In light of slowing demand for Cisco’s Nexus switch and UCS server offerings as customers complete upgrades following the portfolios’ refresh during 2014, TBR expects Cisco to post on Wednesday 2% year-to-year revenue growth for 2Q15. This expected performance is a slowdown from the 5% expansion that Cisco achieved in 1Q15.

However, it is still a success considering economic upheaval in emerging countries including Brazil and Russia and intensifying competition from several smaller players including Huawei and Juniper.

In addition to driving network and server product sales, TBR believes that Cisco continued increasing its footprint in growing, strategic markets such as security. In these markets, Cisco is monetizing portfolio investments, including its July 2013 Sourcefire acquisition, that address customers’ pressing next-generation IT requirements. Recent industry earnings announcements, including from Juniper, indicate that service provider customers incrementally increased spending on network modernization during 2Q15, which TBR also predicts contributed to year-to-year top-line gains for Cisco.

Not unlike its peers, Cisco’s long-term growth is predicated on its ability to achieve a more agile business model. Large multi-year service contracts, increased penetration of growing, strategic markets including security, managed services and hyperconverged infrastructure, and encouraging more customers to utilize Cisco’s software-defined networking (SDN) capabilities will become increasingly pressing for Cisco. Customers are reducing spending on traditional IT infrastructure, including the proprietary switches and routers that Cisco has built its business around.

Cisco’s recent exit of the flash storage market and its planned divestiture of its set-top box business indicate that it is willing to exit misplaced or mismanaged portfolio bets in favor of increasing spend in markets with stronger opportunity for profit and differentiation. Both of these decisions were made under new CEO Chuck Robbins, indicating that Robbins is moving quickly to guide Cisco through portfolio, alliance and go-to-market strategy evolution.

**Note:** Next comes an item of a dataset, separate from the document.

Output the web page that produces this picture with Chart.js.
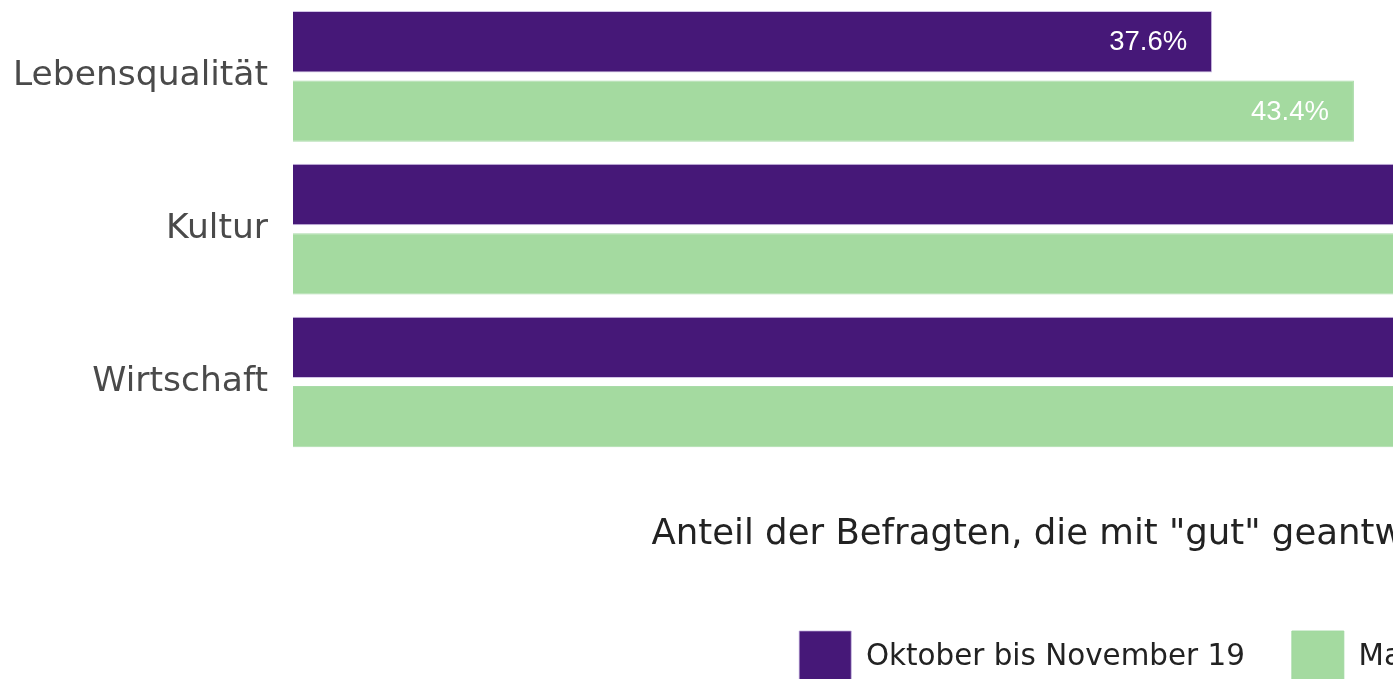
<!DOCTYPE html>
<html>
<head>
<meta charset="utf-8">
<script src="https://cdn.jsdelivr.net/npm/chart.js@4.4.0/dist/chart.umd.min.js"></script>
<style>
  html, body { margin: 0; padding: 0; background: #fff; overflow: hidden; }
  #wrap { width: 2256px; height: 693px; }
</style>
</head>
<body>
<div id="wrap"><canvas id="barChart" width="2256" height="693"></canvas></div>
<script>
// categories and series
var categories = ["Lebensqualität", "Kultur", "Wirtschaft"];
var seriesNames = ["Oktober bis November 19", "Mai 20"];
var okt19 = [37.6, 62.4, 56.9];
var mai20 = [43.4, 66.1, 58.3];
var axisTitle = 'Anteil der Befragten, die mit "gut" geantwortet haben (Angaben in %)';

var purple = "#461878";
var green = "#a4daa0";
var fontName = "'DejaVu Sans', sans-serif";

// draw the value labels inside the end of each bar
var valueLabels = {
    id: "valueLabels",
    afterDatasetsDraw: function (chart) {
        var ctx = chart.ctx;
        ctx.save();
        ctx.font = "27.5px 'Liberation Sans', Arial, sans-serif";
        ctx.fillStyle = "#ffffff";
        ctx.textAlign = "right";
        ctx.textBaseline = "middle";
        chart.data.datasets.forEach(function (ds, i) {
            chart.getDatasetMeta(i).data.forEach(function (bar, j) {
                ctx.fillText(ds.data[j].toFixed(1) + "%", bar.x - 25, bar.y + 1);
            });
        });
        ctx.restore();
    },
};

var chartData = {
    labels: categories,
    datasets: [
        {
            label: seriesNames[0],
            data: okt19,
            backgroundColor: purple,
            borderColor: "rgba(190,170,220,0.7)",
            borderWidth: 1,
        },
        {
            label: seriesNames[1],
            data: mai20,
            backgroundColor: green,
            borderColor: "rgba(160,215,160,0.9)",
            borderWidth: 1,
        },
    ],
};

new Chart(document.getElementById("barChart"), {
    type: "bar",
    data: chartData,
    plugins: [valueLabels],
    options: {
        indexAxis: "y",
        responsive: false,
        animation: false,
        categoryPercentage: 0.908,
        barPercentage: 0.884,
        layout: { padding: 0 },
        scales: {
            x: {
                min: 0,
                max: 80.3,
                grid: { display: false },
                border: { display: false },
                ticks: { display: false },
                title: {
                    display: true,
                    text: axisTitle,
                    color: "#222",
                    font: { family: fontName, size: 35.5 },
                    padding: { top: 47, bottom: 28 },
                },
            },
            y: {
                grid: { display: false, drawTicks: false },
                border: { display: false },
                ticks: {
                    color: "#4a4a4a",
                    padding: 25,
                    font: { family: fontName, size: 34.5 },
                },
                afterFit: function (scale) {
                    scale.width = 293;
                    scale.paddingTop = 0;
                    scale.paddingBottom = 0;
                },
            },
        },
        plugins: {
            tooltip: { enabled: false },
            legend: {
                position: "bottom",
                labels: {
                    boxWidth: 52,
                    boxHeight: 52,
                    padding: 47,
                    color: "#222",
                    font: { family: fontName, size: 29.4 },
                },
            },
        },
    },
});
</script>
</body>
</html>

TBR believes that Cisco’s go-forward path to success centers on positioning as a preeminent partner to help channel partners navigate the transition to as-a-service IT delivery, fluidly adjusting resources to deliver comprehensive software- and services-led offerings, and continuing to hone its business outcomes-focused narrative in tandem with the rising influence of line-of-business IT decision makers.

Although a tall order for a large industry incumbent historically known for expensive, closed hardware, Cisco is demonstrating an ability to evolve its strategy and execute to remain an industry mainstay.